» WHAT THE EXERCISE ASKS
Pictures aside, repeat every entry exactly.
-------- RAW RECORDS
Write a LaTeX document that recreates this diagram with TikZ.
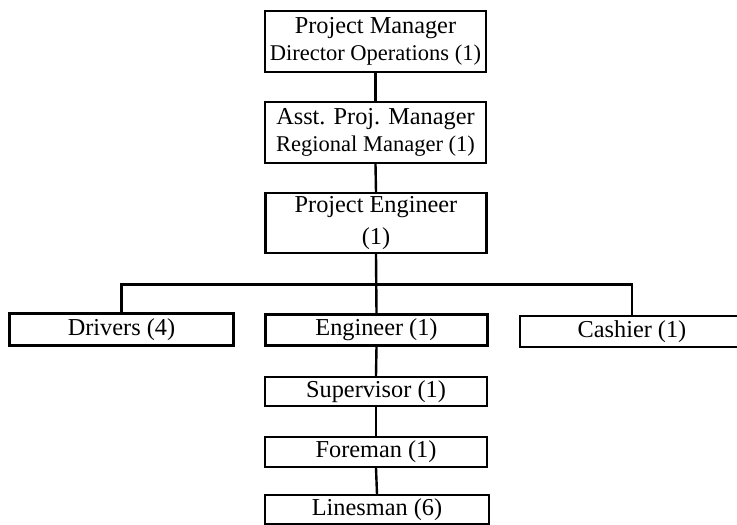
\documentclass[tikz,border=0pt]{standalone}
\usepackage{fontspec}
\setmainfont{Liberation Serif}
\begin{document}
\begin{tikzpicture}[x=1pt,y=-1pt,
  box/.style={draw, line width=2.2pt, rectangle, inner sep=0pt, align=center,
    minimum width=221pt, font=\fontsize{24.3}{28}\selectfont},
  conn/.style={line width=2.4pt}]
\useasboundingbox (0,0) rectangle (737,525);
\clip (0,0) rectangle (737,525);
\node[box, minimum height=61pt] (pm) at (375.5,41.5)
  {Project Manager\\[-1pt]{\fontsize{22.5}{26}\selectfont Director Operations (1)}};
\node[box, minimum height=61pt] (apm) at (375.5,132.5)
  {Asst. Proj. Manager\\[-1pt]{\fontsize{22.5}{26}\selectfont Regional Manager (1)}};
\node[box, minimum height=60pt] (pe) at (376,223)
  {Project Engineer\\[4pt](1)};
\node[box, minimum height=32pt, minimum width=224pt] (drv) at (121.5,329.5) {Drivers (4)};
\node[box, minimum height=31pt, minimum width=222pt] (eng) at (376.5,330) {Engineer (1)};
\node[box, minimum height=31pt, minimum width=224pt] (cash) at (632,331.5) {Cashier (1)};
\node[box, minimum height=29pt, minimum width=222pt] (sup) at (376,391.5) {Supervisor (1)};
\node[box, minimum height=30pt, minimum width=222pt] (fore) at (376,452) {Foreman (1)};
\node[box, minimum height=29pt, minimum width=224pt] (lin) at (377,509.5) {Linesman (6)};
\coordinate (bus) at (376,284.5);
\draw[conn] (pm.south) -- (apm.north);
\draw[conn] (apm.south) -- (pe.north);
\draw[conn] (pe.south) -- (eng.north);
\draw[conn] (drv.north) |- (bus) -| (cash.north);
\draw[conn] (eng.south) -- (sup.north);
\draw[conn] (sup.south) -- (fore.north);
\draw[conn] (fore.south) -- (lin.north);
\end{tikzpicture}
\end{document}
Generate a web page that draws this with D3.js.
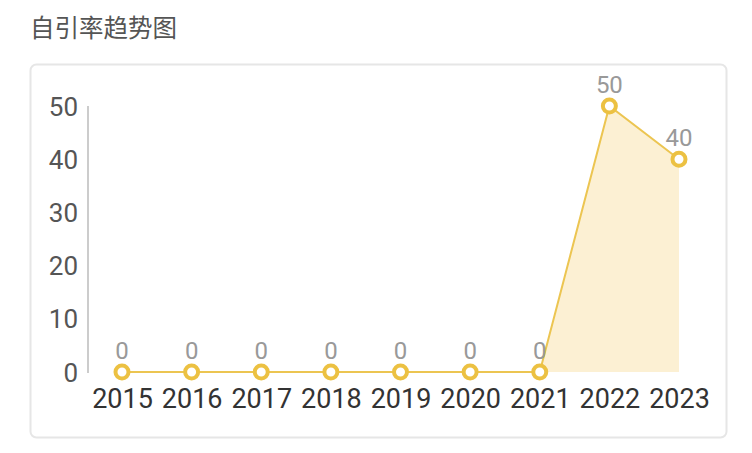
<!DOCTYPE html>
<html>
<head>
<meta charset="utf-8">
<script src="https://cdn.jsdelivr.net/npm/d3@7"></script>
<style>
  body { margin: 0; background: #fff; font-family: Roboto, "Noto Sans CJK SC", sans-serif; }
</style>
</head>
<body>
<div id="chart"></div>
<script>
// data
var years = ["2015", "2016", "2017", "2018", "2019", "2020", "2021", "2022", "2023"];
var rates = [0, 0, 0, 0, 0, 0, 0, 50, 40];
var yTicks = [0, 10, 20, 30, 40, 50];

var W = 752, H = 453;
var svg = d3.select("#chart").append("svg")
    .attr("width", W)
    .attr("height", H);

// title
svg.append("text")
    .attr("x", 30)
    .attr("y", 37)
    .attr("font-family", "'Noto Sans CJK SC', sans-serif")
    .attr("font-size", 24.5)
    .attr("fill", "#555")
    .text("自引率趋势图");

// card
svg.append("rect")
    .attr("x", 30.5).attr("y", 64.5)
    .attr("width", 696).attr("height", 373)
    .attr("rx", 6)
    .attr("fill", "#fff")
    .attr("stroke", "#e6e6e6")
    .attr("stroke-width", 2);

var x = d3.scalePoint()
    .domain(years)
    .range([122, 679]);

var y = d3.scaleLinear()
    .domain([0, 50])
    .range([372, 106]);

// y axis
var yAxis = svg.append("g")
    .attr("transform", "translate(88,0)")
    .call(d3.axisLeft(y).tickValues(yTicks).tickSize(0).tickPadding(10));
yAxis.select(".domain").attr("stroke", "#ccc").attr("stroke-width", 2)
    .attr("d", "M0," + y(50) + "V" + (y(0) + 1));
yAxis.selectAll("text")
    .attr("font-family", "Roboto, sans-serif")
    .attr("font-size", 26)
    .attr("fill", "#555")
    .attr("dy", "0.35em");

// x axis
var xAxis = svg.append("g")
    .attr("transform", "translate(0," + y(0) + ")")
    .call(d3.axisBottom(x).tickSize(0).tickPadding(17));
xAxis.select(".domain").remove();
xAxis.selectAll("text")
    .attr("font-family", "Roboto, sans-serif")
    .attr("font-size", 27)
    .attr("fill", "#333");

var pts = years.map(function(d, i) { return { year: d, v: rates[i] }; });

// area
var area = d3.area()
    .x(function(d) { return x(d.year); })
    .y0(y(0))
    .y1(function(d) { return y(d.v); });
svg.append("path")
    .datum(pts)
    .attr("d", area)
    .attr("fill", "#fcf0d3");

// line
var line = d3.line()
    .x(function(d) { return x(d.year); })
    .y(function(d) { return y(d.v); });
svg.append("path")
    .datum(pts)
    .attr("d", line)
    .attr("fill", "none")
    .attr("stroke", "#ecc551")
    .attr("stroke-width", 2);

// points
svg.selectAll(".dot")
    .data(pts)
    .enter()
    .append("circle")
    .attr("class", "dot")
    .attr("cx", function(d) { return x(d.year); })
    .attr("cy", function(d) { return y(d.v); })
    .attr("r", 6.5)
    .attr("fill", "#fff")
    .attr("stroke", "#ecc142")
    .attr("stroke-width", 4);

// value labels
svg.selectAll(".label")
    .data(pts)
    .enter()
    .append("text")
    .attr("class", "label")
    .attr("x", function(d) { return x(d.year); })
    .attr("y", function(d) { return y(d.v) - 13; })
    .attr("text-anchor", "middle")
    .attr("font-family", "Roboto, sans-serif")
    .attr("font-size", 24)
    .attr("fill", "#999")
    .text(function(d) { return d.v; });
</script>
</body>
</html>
----------------
» ANSWER
Write a LaTeX document that recreates this diagram with TikZ.
\documentclass[tikz,border=0pt]{standalone}
\usepackage{fontspec}
\setmainfont{Liberation Serif}
\begin{document}
\begin{tikzpicture}[x=1pt,y=-1pt,
  box/.style={draw, line width=2.2pt, rectangle, inner sep=0pt, align=center,
    minimum width=221pt, font=\fontsize{24.3}{28}\selectfont},
  conn/.style={line width=2.4pt}]
\useasboundingbox (0,0) rectangle (737,525);
\clip (0,0) rectangle (737,525);
\node[box, minimum height=61pt] (pm) at (375.5,41.5)
  {Project Manager\\[-1pt]{\fontsize{22.5}{26}\selectfont Director Operations (1)}};
\node[box, minimum height=61pt] (apm) at (375.5,132.5)
  {Asst. Proj. Manager\\[-1pt]{\fontsize{22.5}{26}\selectfont Regional Manager (1)}};
\node[box, minimum height=60pt] (pe) at (376,223)
  {Project Engineer\\[4pt](1)};
\node[box, minimum height=32pt, minimum width=224pt] (drv) at (121.5,329.5) {Drivers (4)};
\node[box, minimum height=31pt, minimum width=222pt] (eng) at (376.5,330) {Engineer (1)};
\node[box, minimum height=31pt, minimum width=224pt] (cash) at (632,331.5) {Cashier (1)};
\node[box, minimum height=29pt, minimum width=222pt] (sup) at (376,391.5) {Supervisor (1)};
\node[box, minimum height=30pt, minimum width=222pt] (fore) at (376,452) {Foreman (1)};
\node[box, minimum height=29pt, minimum width=224pt] (lin) at (377,509.5) {Linesman (6)};
\coordinate (bus) at (376,284.5);
\draw[conn] (pm.south) -- (apm.north);
\draw[conn] (apm.south) -- (pe.north);
\draw[conn] (pe.south) -- (eng.north);
\draw[conn] (drv.north) |- (bus) -| (cash.north);
\draw[conn] (eng.south) -- (sup.north);
\draw[conn] (sup.south) -- (fore.north);
\draw[conn] (fore.south) -- (lin.north);
\end{tikzpicture}
\end{document}
Generate a web page that draws this with D3.js.
<!DOCTYPE html>
<html>
<head>
<meta charset="utf-8">
<script src="https://cdn.jsdelivr.net/npm/d3@7"></script>
<style>
  body { margin: 0; background: #fff; font-family: Roboto, "Noto Sans CJK SC", sans-serif; }
</style>
</head>
<body>
<div id="chart"></div>
<script>
// data
var years = ["2015", "2016", "2017", "2018", "2019", "2020", "2021", "2022", "2023"];
var rates = [0, 0, 0, 0, 0, 0, 0, 50, 40];
var yTicks = [0, 10, 20, 30, 40, 50];

var W = 752, H = 453;
var svg = d3.select("#chart").append("svg")
    .attr("width", W)
    .attr("height", H);

// title
svg.append("text")
    .attr("x", 30)
    .attr("y", 37)
    .attr("font-family", "'Noto Sans CJK SC', sans-serif")
    .attr("font-size", 24.5)
    .attr("fill", "#555")
    .text("自引率趋势图");

// card
svg.append("rect")
    .attr("x", 30.5).attr("y", 64.5)
    .attr("width", 696).attr("height", 373)
    .attr("rx", 6)
    .attr("fill", "#fff")
    .attr("stroke", "#e6e6e6")
    .attr("stroke-width", 2);

var x = d3.scalePoint()
    .domain(years)
    .range([122, 679]);

var y = d3.scaleLinear()
    .domain([0, 50])
    .range([372, 106]);

// y axis
var yAxis = svg.append("g")
    .attr("transform", "translate(88,0)")
    .call(d3.axisLeft(y).tickValues(yTicks).tickSize(0).tickPadding(10));
yAxis.select(".domain").attr("stroke", "#ccc").attr("stroke-width", 2)
    .attr("d", "M0," + y(50) + "V" + (y(0) + 1));
yAxis.selectAll("text")
    .attr("font-family", "Roboto, sans-serif")
    .attr("font-size", 26)
    .attr("fill", "#555")
    .attr("dy", "0.35em");

// x axis
var xAxis = svg.append("g")
    .attr("transform", "translate(0," + y(0) + ")")
    .call(d3.axisBottom(x).tickSize(0).tickPadding(17));
xAxis.select(".domain").remove();
xAxis.selectAll("text")
    .attr("font-family", "Roboto, sans-serif")
    .attr("font-size", 27)
    .attr("fill", "#333");

var pts = years.map(function(d, i) { return { year: d, v: rates[i] }; });

// area
var area = d3.area()
    .x(function(d) { return x(d.year); })
    .y0(y(0))
    .y1(function(d) { return y(d.v); });
svg.append("path")
    .datum(pts)
    .attr("d", area)
    .attr("fill", "#fcf0d3");

// line
var line = d3.line()
    .x(function(d) { return x(d.year); })
    .y(function(d) { return y(d.v); });
svg.append("path")
    .datum(pts)
    .attr("d", line)
    .attr("fill", "none")
    .attr("stroke", "#ecc551")
    .attr("stroke-width", 2);

// points
svg.selectAll(".dot")
    .data(pts)
    .enter()
    .append("circle")
    .attr("class", "dot")
    .attr("cx", function(d) { return x(d.year); })
    .attr("cy", function(d) { return y(d.v); })
    .attr("r", 6.5)
    .attr("fill", "#fff")
    .attr("stroke", "#ecc142")
    .attr("stroke-width", 4);

// value labels
svg.selectAll(".label")
    .data(pts)
    .enter()
    .append("text")
    .attr("class", "label")
    .attr("x", function(d) { return x(d.year); })
    .attr("y", function(d) { return y(d.v) - 13; })
    .attr("text-anchor", "middle")
    .attr("font-family", "Roboto, sans-serif")
    .attr("font-size", 24)
    .attr("fill", "#999")
    .text(function(d) { return d.v; });
</script>
</body>
</html>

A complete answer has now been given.